Back in the anxious days before the arrival of my first son, I remember a work colleague who was already a parent asking me if I had any Dan Zanes albums yet. I didn’t know the name, and she looked at me a little incredulously across the divide that is parenting before smiling and saying, “You’re probably going to playing him a lot. And you’ll be happy about that.”
She was right. Maybe I’m partially biased for having lived in his home turf of Brooklyn for two of those early parenting years, but I think of Zanes as the quintessential modern children’s musician, the archetype who encapsulates everything that sets the genre apart today from years past. Indie cred from a band popular with the generation that’s now knee-deep in parenting? Check. (Zanes was the frontman for the Del Fuegos.) Eclectic guitar-based musical style featuring a dizzying array of guest stars, some of the celebrity variety (Deborah Harry, Natalie Merchant), others simply great musicians? Check. Known for putting on irresistibly charming and audience-friendly stage shows, no matter how large his popularity and the associated venue size grows? Check.

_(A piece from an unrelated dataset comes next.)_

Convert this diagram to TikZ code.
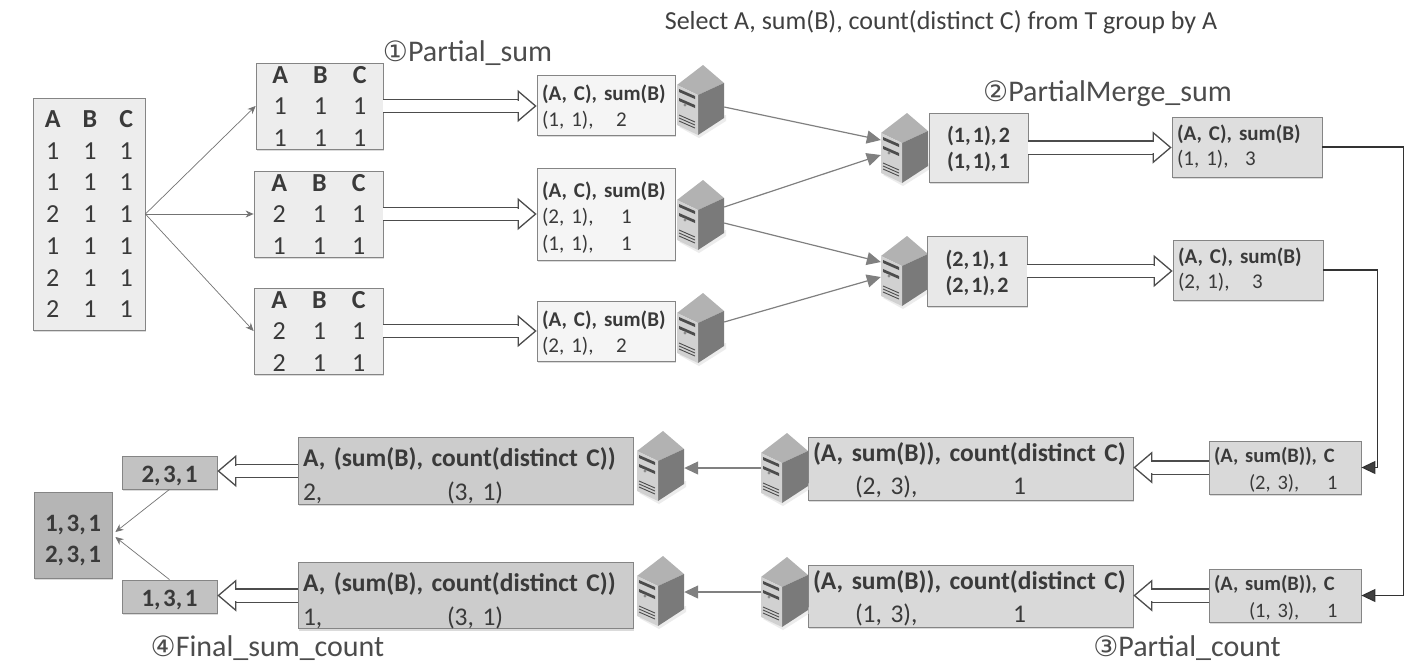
\documentclass[tikz,border=0pt]{standalone}
\usepackage{xcolor}
\usepackage{fontspec}
\setmainfont[WordSpace=0.45]{Carlito}
\newfontfamily\titlefont{Carlito}
\newfontfamily\circfont{DejaVu Sans}
\usetikzlibrary{positioning,calc,shadows,arrows.meta}
\definecolor{inkgray}{HTML}{3A3A3A}
\definecolor{edgegray}{HTML}{858585}
\newcommand{\fsize}[2]{\fontsize{#1pt}{#2pt}\selectfont}
\newcommand{\rowtext}[3]{\makebox[#1pt][l]{#2}#3}
\newcommand{\lift}[1]{\rule{0pt}{#1pt}}
\newcommand{\abctable}[2]{%
  \begin{tabular}{@{}c@{\hspace{#1pt}}c@{\hspace{#1pt}}c@{}}\textbf{A}&\textbf{B}&\textbf{C}\\#2\end{tabular}}
\newcommand{\serverpic}[3]{%
  \begin{scope}[shift={(#2,#3)}]
    \fill[black!12,opacity=0.6] (2,62) -- (22,73) -- (49,56) -- (49,50) -- cycle;
    \fill[black!30] (0,20) -- (26,0) -- (47,18) -- (21,30) -- cycle;
    \fill[black!52] (21,30) -- (47,18) -- (47,53) -- (21,70) -- cycle;
    \fill[black!18] (0,20) -- (21,30) -- (21,70) -- (0,60) -- cycle;
    \foreach \yy in {24,33} {
      \fill[black!70] (2,\yy) -- (18,\yy+7) -- (18,\yy+10) -- (2,\yy+3) -- cycle;
    }
    \fill[black!45] (8,40) circle (1.6);
    \foreach \yy in {50,53,56} {
      \draw[black!70,line width=0.9pt] (2,\yy) -- (18,\yy+7);
    }
    \node[minimum width=47pt,minimum height=70pt,inner sep=0pt] (#1) at (23.5,35) {};
  \end{scope}}

\begin{document}
\begin{tikzpicture}[x=1pt,y=-1pt,
    basebox/.style={draw=edgegray,line width=0.8pt,text=inkgray,inner sep=0pt,
      drop shadow={shadow xshift=1pt,shadow yshift=-2pt,opacity=0.14,fill=black}},
    tablebox/.style={basebox,fill=black!7},
    smalltable/.style={tablebox,minimum height=86pt,text height=45pt,text depth=28pt,font=\fsize{26}{31.5}},
    leftbox/.style={basebox,align=left,inner xsep=5pt},
    label/.style={text=black!70,font=\fsize{30}{34}},
    thinline/.style={draw=black!55,line width=0.7pt,-{Stealth[length=8pt,width=7pt]}},
    hollow/.style={draw=black!70,double=white,double distance=12pt,line width=1.3pt,
      -{Triangle[open,fill=white,length=19pt,width=32pt]},
      postaction={draw=white,line width=11pt,-,shorten >=16pt,shorten <=1pt}},
    srvline/.style={draw=black!50,line width=1.2pt,-{Triangle[length=14pt,width=13pt]}},
    darkline/.style={draw=black!80,line width=1.2pt,-{Triangle[length=14pt,width=13pt,fill=black!75]}}]
  \useasboundingbox (0,0) rectangle (1418,670);
  \fill[white] (0,0) rectangle (1418,670);

  % Titles
  \node[text=black!75,font=\titlefont\fsize{26}{28},inner sep=0pt] (title) at (941,22)
    {Select A, sum(B), count(distinct C) from T group by A};
  \node[label,inner sep=0pt] (lone) at (467.5,53) {{\circfont\fsize{28}{24}①}Partial\_sum};
  \node[label,inner sep=0pt] (ltwo) at (1107.5,94) {{\circfont\fsize{28}{24}②}PartialMerge\_sum};
  \node[label,inner sep=0pt] (lthree) at (1187,648) {{\circfont\fsize{28}{24}③}Partial\_count};
  \node[label,inner sep=0pt] (lfour) at (267.5,648) {{\circfont\fsize{28}{24}④}Final\_sum\_count};

  % Input tables
  \node[tablebox,minimum width=112pt,minimum height=232pt,text height=100pt,text depth=83pt,font=\fsize{26}{31.7}] (tt) at (89,214)
    {\abctable{22}{1&1&1\\1&1&1\\2&1&1\\1&1&1\\2&1&1\\2&1&1}};
  \node[smalltable,minimum width=127pt] (ta) at (319.5,106)
    {\abctable{25}{1&1&1\\1&1&1}};
  \node[smalltable,minimum width=129pt] (tb) at (318.5,214)
    {\abctable{25}{2&1&1\\1&1&1}};
  \node[smalltable,minimum width=129pt] (tc) at (318.5,331)
    {\abctable{25}{2&1&1\\2&1&1}};

  % Partial_sum
  \node[leftbox,fill=black!4,text width=128pt,minimum height=60pt,font=\fsize{21}{26.5}] (ra) at (606,105)
    {\lift{20}\textbf{(A, C), sum(B)}\\\rowtext{74}{(1, 1),}{2}};
  \node[leftbox,fill=black!4,text width=128pt,minimum height=92pt,font=\fsize{21}{26.5}] (rb) at (606,214)
    {\lift{22}\textbf{(A, C), sum(B)}\\\rowtext{79}{(2, 1),}{1}\\\rowtext{79}{(1, 1),}{1}};
  \node[leftbox,fill=black!4,text width=128pt,minimum height=60pt,font=\fsize{21}{26.5}] (rc) at (606,331)
    {\lift{20}\textbf{(A, C), sum(B)}\\\rowtext{74}{(2, 1),}{2}};
  \serverpic{sa}{677}{65}
  \serverpic{sb}{677}{180}
  \serverpic{sc}{677}{293}

  % PartialMerge_sum
  \serverpic{sd}{881}{113}
  \serverpic{se}{881}{236}
  \node[basebox,fill=black!9,minimum width=99pt,minimum height=69pt,font=\fsize{22}{26},align=center] (ma) at (978.5,147.5)
    {\lift{20}\textbf{(1, 1), 2}\\\textbf{(1, 1), 1}};
  \node[basebox,fill=black!9,minimum width=100pt,minimum height=70pt,font=\fsize{22}{26},align=center] (mb) at (977,271)
    {\lift{20}\textbf{(2, 1), 1}\\\textbf{(2, 1), 2}};
  \node[leftbox,fill=black!13,text width=140pt,minimum height=60pt,font=\fsize{21}{25}] (sua) at (1247,147)
    {\textbf{(A, C), sum(B)}\\\rowtext{68}{(1, 1),}{3}};
  \node[leftbox,fill=black!13,text width=140pt,minimum height=60pt,font=\fsize{21}{25}] (sub) at (1248,270)
    {\textbf{(A, C), sum(B)}\\\rowtext{74}{(2, 1),}{3}};

  % Partial_count
  \node[leftbox,fill=black!15,text width=142pt,minimum height=53pt,font=\fsize{20.5}{27}] (pa) at (1285,467.5)
    {\lift{20}\textbf{(A, sum(B)), C}\\\hspace*{35pt}\rowtext{78}{(2, 3),}{1}};
  \node[leftbox,fill=black!15,text width=142pt,minimum height=53pt,font=\fsize{20.5}{27}] (pb) at (1285,595.5)
    {\lift{20}\textbf{(A, sum(B)), C}\\\hspace*{35pt}\rowtext{78}{(1, 3),}{1}};
  \node[leftbox,fill=black!15,text width=315pt,minimum height=63pt,font=\fsize{25.5}{33}] (ca) at (970.5,468.5)
    {\lift{23}\textbf{(A, sum(B)), count(distinct C)}\\\hspace*{42pt}\rowtext{158}{(2, 3),}{1}};
  \node[leftbox,fill=black!15,text width=315pt,minimum height=62pt,font=\fsize{25.5}{33}] (cb) at (970.5,596)
    {\lift{23}\textbf{(A, sum(B)), count(distinct C)}\\\hspace*{42pt}\rowtext{158}{(1, 3),}{1}};
  \serverpic{sf}{761}{433}
  \serverpic{sg}{761}{557}

  % Final_sum_count
  \serverpic{sh}{637}{431}
  \serverpic{si}{637}{556}
  \node[leftbox,fill=black!20,text width=325pt,minimum height=64pt,font=\fsize{25.5}{34}] (fa) at (465.5,471)
    {\lift{29}\textbf{A, (sum(B), count(distinct C))}\\\rowtext{144}{2,}{(3, 1)}};
  \node[leftbox,fill=black!20,text width=325pt,minimum height=63pt,font=\fsize{25.5}{34}] (fb) at (465.5,595.5)
    {\lift{29}\textbf{A, (sum(B), count(distinct C))}\\\rowtext{144}{1,}{(3, 1)}};
  \node[basebox,fill=black!24,minimum width=95pt,minimum height=33pt,font=\fsize{25}{28}] (oa) at (169.5,472.5) {\lift{23}\textbf{2, 3, 1}};
  \node[basebox,fill=black!24,minimum width=95pt,minimum height=33pt,font=\fsize{25}{28}] (ob) at (169.5,596.5) {\lift{23}\textbf{1, 3, 1}};
  \node[basebox,fill=black!29,minimum width=78pt,minimum height=86pt,font=\fsize{25}{31},align=center] (en) at (73,535)
    {\lift{27}\textbf{1, 3, 1}\\\textbf{2, 3, 1}};

  % Split
  \foreach \t in {ta,tb,tc} {
    \draw[thinline] (tt.east) -- (\t.west);
  }

  % Hollow arrows
  \draw[hollow] (ta.east) -- (ta.east -| ra.west);
  \draw[hollow] (tb.east) -- (tb.east -| rb.west);
  \draw[hollow] (tc.east) -- (tc.east -| rc.west);
  \draw[hollow] (ma.east) -- (ma.east -| sua.west);
  \draw[hollow] (mb.east) -- (mb.east -| sub.west);
  \draw[hollow] (pa.west) -- (pa.west -| ca.east);
  \draw[hollow] (pb.west) -- (pb.west -| cb.east);
  \draw[hollow] (fa.west) -- (fa.west -| oa.east);
  \draw[hollow] (fb.west) -- (fb.west -| ob.east);

  % Servers
  \draw[srvline] ($(sa.east)+(0,7)$) -- ($(sd.west)+(0,-8)$);
  \draw[srvline] ($(sb.east)+(0,-8)$) -- ($(sd.west)+(0,7)$);
  \draw[srvline] ($(sb.east)+(0,8)$) -- ($(se.west)+(0,-9)$);
  \draw[srvline] ($(sc.east)+(0,-6)$) -- ($(se.west)+(0,6)$);
  \draw[srvline] (sf.west) -- (sf.west -| sh.east);
  \draw[srvline] (sg.west) -- (sg.west -| si.east);

  % Shuffle
  \draw[darkline] (sua.east) -- ++(81,0) |- (pb.east);
  \draw[darkline] (sub.east) -- ++(54,0) |- (pa.east);

  % Merge
  \draw[thinline] (oa.south) -- ($(en.east)+(3,-3)$);
  \draw[thinline] (ob.north) -- ($(en.east)+(3,2)$);
\end{tikzpicture}
\end{document}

Zanes was one of the first musicians to nail the sweet spot of music for kids that their parents also actually enjoyed listening to. By this time, it’s easy to take him almost for granted among the panoply of artists creating kid tunes with adult-music sounds, from rock to punk to hip-hop. But all along, Zanes and his band of “Friends,” as he labels his band and guest artists each time out, have been putting out CD after CD of great music, expertly mixing traditional songs from the U.S. and around the globe with inspired original compositions.
On his latest, Little Nut Tree, Zanes and company maintain his high standard, with seeming (though surely not actual) effortlessness. In his accustomed laid-back, breezy style, he and his guests—this time including the likes of Sharon Jones and Andrew Bird as well as old Friends Rankin Don/Father Goose and the wonderful Barbara Brousal—offer up sweet songs from Jamaica, Haiti, Tunisia, and the American Populist movement of the 1890s, as well as a number of Zanes’s own original compositions. As always, the arrangements and the playing are top-notch, the mood is upbeat and celebratory, and the overall effect is one big smile.
For me, Little Nut Tree is almost musical comfort food—sort of a continuing representation of the core of my existence as a parent—and I see it has a similar effect on my kids, especially my older son, who’s been listening to Zanes’s music (thanks to that colleague) from the very beginning. And for parents as unfamiliar with the artist as I was way back when: You’re probably going to be playing him a lot. Go ahead and start with this one.